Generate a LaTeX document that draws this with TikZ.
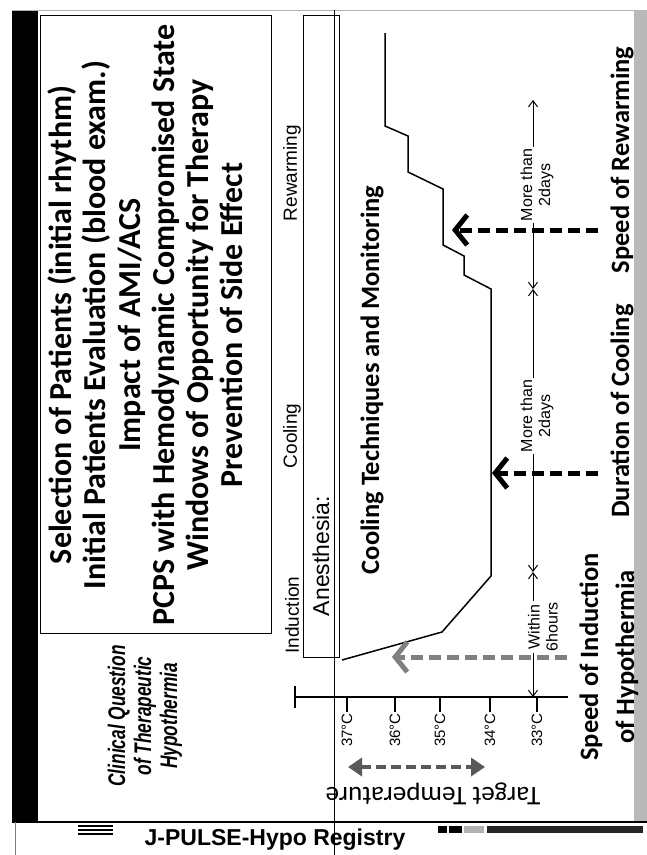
\documentclass[tikz,border=0pt]{standalone}
\usepackage{fontspec}
\setmainfont{Liberation Sans}
\newfontfamily\calib{Carlito}
\newfontfamily\narrowbold[FakeStretch=0.72]{Liberation Sans}
\usetikzlibrary{arrows.meta, positioning, calc}

\begin{document}
\begin{tikzpicture}[x=1pt, y=-1pt, semithick, >={Straight Barb[length=6pt,width=9pt]}]
	\tikzstyle{qline}=[rotate=90, inner sep=0pt, text height=24pt, text depth=8pt, font=\calib\bfseries\fontsize{32}{36}\selectfont]
	\tikzstyle{bottomtext}=[rotate=90, inner sep=0pt, align=center, font=\calib\bfseries\fontsize{26.5}{36}\selectfont]
	\tikzstyle{phasename}=[rotate=90, inner sep=0pt, font=\fontsize{19}{21}\selectfont]
	\tikzstyle{templabel}=[rotate=90, inner sep=0pt, font=\fontsize{15}{17}\selectfont]
	\tikzstyle{spantext}=[rotate=90, inner sep=1.5pt, fill=white, align=center, font=\fontsize{16}{18}\selectfont]
	\tikzstyle{dimline}=[line width=1pt, <->]
	\tikzstyle{stage arrow}=[line width=5pt, dash pattern=on 12pt off 6pt, -{Straight Barb[length=12pt,width=30pt,line width=5pt]}]
	\tikzstyle{target arrow}=[gray!70!black, line width=4pt, dash pattern=on 10pt off 5pt, {Triangle[length=14pt,width=18pt]}-{Triangle[length=14pt,width=18pt]}]
	
	\useasboundingbox (0,0) rectangle (647,855);
	\fill[white] (0,0) rectangle (647,855);
	
	% frame of the slide
	\fill (12,10) rectangle (38,822);
	\fill[gray!55] (634,10) rectangle (647,822);
	\draw[gray!60, line width=1pt] (12,10) -- (634,10);
	\draw[line width=2pt] (12,822) -- (647,822);
	\draw[gray, thin] (15,822) -- (15,855);
	\draw[thin] (334,10) -- (334,855);
	
	% clinical questions
	\draw[line width=1pt] (40,15) rectangle (271,633);
	\node[qline] (q1) at (63,325)  {Selection of Patients (initial rhythm)};
	\node[qline] (q2) at (97,325)  {Initial Patients Evaluation (blood exam.)};
	\node[qline] (q3) at (132,325) {Impact of AMI/ACS};
	\node[qline] (q4) at (166,325) {PCPS with Hemodynamic Compromised State};
	\node[qline] (q5) at (200,325) {Windows of Opportunity for Therapy};
	\node[qline] (q6) at (234,325) {Prevention of Side Effect};
	
	\node[rotate=90, align=center, font=\narrowbold\bfseries\itshape\fontsize{24}{26}\selectfont] (title) at (145,716) {Clinical Question\\of Therapeutic\\Hypothermia};
	
	% phases
	\node[phasename] (induction) at (292,615) {Induction};
	\node[phasename] (cooling)   at (292,436) {Cooling};
	\node[phasename] (rewarming) at (292,173) {Rewarming};
	
	\draw[line width=1pt] (303,15) rectangle (339,657);
	\node[rotate=90, inner sep=0pt, font=\fontsize{23}{25}\selectfont] (anesthesia) at (321,556) {Anesthesia:};
	\node[bottomtext] (technique) at (372,380) {Cooling Techniques and Monitoring};
	
	% temperature course
	\draw[line width=1.5pt] (342,660) -- (442,632) -- (491,576) -- (491,289) -- (464,275) -- (464,256)
		-- (443,245) -- (443,189) -- (408,172) -- (408,136) -- (385,126) -- (385,33);
	
	% temperature axis
	\draw[line width=1.5pt] (295,697) -- (568,697);
	\draw[line width=1.5pt] (295,686) -- (295,708);
	\coordinate (t37) at (347,697);
	\coordinate (t36) at (395,697);
	\coordinate (t35) at (440,697);
	\coordinate (t34) at (490,697);
	\coordinate (t33) at (537,697);
	\draw[line width=1.5pt] (t37) -- ++(0,15);
	\draw[line width=1.5pt] (t36) -- ++(0,15);
	\draw[line width=1.5pt] (t35) -- ++(0,15);
	\draw[line width=1.5pt] (t34) -- ++(0,15);
	\draw[line width=1.5pt] (t33) -- ++(0,15);
	\node[templabel] (l37) at (347,730) {37°C};
	\node[templabel] (l36) at (395,730) {36°C};
	\node[templabel] (l35) at (440,730) {35°C};
	\node[templabel] (l34) at (490,730) {34°C};
	\node[templabel] (l33) at (537,730) {33°C};
	
	% durations
	\coordinate (d0) at (533,697);
	\coordinate (d1) at (533,572);
	\coordinate (d2) at (533,289);
	\coordinate (d3) at (533,100);
	\draw[dimline] (d0) -- (d1);
	\draw[dimline] (d1) -- (d2);
	\draw[dimline] (d2) -- (d3);
	
	\coordinate (ind0) at (567,657);
	\coordinate (ind1) at (392,657);
	\coordinate (cool0) at (598,473);
	\coordinate (cool1) at (492,473);
	\coordinate (rew0) at (598,230);
	\coordinate (rew1) at (452,230);
	\draw[stage arrow, black!50] (ind0) -- (ind1);
	\draw[stage arrow] (cool0) -- (cool1);
	\draw[stage arrow] (rew0) -- (rew1);
	
	\node[spantext] (within) at (543,627) {Within\\6hours};
	\node[spantext] (cooldays) at (537,416) {More than\\2days};
	\node[spantext] (rewdays) at (537,185) {More than\\2days};
	
	% target temperature
	\coordinate (tg0) at (348,767);
	\coordinate (tg1) at (485,767);
	\draw[target arrow] (tg0) -- (tg1);
	\node[rotate=180, inner sep=0pt, font=\calib\fontsize{27}{30}\selectfont] (target) at (433,794) {Target Temperature};
	
	% questions below the chart
	\node[bottomtext] (speedind) at (609,657) {Speed of Induction\\of Hypothermia};
	\node[bottomtext] (duration) at (622,411) {Duration of Cooling};
	\node[bottomtext] (speedrew) at (622,160) {Speed of Rewarming};
	
	% footer
	\draw[line width=1.5pt] (78,826) -- (113,826);
	\draw[line width=1.5pt] (78,830) -- (113,830);
	\draw[line width=1.5pt] (78,834) -- (113,834);
	\node[font=\bfseries\fontsize{23}{25}\selectfont] (registry) at (275,840) {J-PULSE-Hypo Registry};
	\fill (438,826) rectangle (447,833);
	\fill (449,826) rectangle (462,833);
	\fill[gray!60] (464,826) rectangle (484,833);
	\fill[black!85] (487,826) rectangle (643,833);
\end{tikzpicture}
\end{document}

★ ★ ★ ★ ★

BRIEF:
Transcribe the opening line of the listing above, please, and every line after it through the line with "(334,10) -- (334,855);", word for word, without pictures.

EXERCISE OUTPUT:
Generate a LaTeX document that draws this with TikZ.
\documentclass[tikz,border=0pt]{standalone}
\usepackage{fontspec}
\setmainfont{Liberation Sans}
\newfontfamily\calib{Carlito}
\newfontfamily\narrowbold[FakeStretch=0.72]{Liberation Sans}
\usetikzlibrary{arrows.meta, positioning, calc}

\begin{document}
\begin{tikzpicture}[x=1pt, y=-1pt, semithick, >={Straight Barb[length=6pt,width=9pt]}]
	\tikzstyle{qline}=[rotate=90, inner sep=0pt, text height=24pt, text depth=8pt, font=\calib\bfseries\fontsize{32}{36}\selectfont]
	\tikzstyle{bottomtext}=[rotate=90, inner sep=0pt, align=center, font=\calib\bfseries\fontsize{26.5}{36}\selectfont]
	\tikzstyle{phasename}=[rotate=90, inner sep=0pt, font=\fontsize{19}{21}\selectfont]
	\tikzstyle{templabel}=[rotate=90, inner sep=0pt, font=\fontsize{15}{17}\selectfont]
	\tikzstyle{spantext}=[rotate=90, inner sep=1.5pt, fill=white, align=center, font=\fontsize{16}{18}\selectfont]
	\tikzstyle{dimline}=[line width=1pt, <->]
	\tikzstyle{stage arrow}=[line width=5pt, dash pattern=on 12pt off 6pt, -{Straight Barb[length=12pt,width=30pt,line width=5pt]}]
	\tikzstyle{target arrow}=[gray!70!black, line width=4pt, dash pattern=on 10pt off 5pt, {Triangle[length=14pt,width=18pt]}-{Triangle[length=14pt,width=18pt]}]
	
	\useasboundingbox (0,0) rectangle (647,855);
	\fill[white] (0,0) rectangle (647,855);
	
	% frame of the slide
	\fill (12,10) rectangle (38,822);
	\fill[gray!55] (634,10) rectangle (647,822);
	\draw[gray!60, line width=1pt] (12,10) -- (634,10);
	\draw[line width=2pt] (12,822) -- (647,822);
	\draw[gray, thin] (15,822) -- (15,855);
	\draw[thin] (334,10) -- (334,855);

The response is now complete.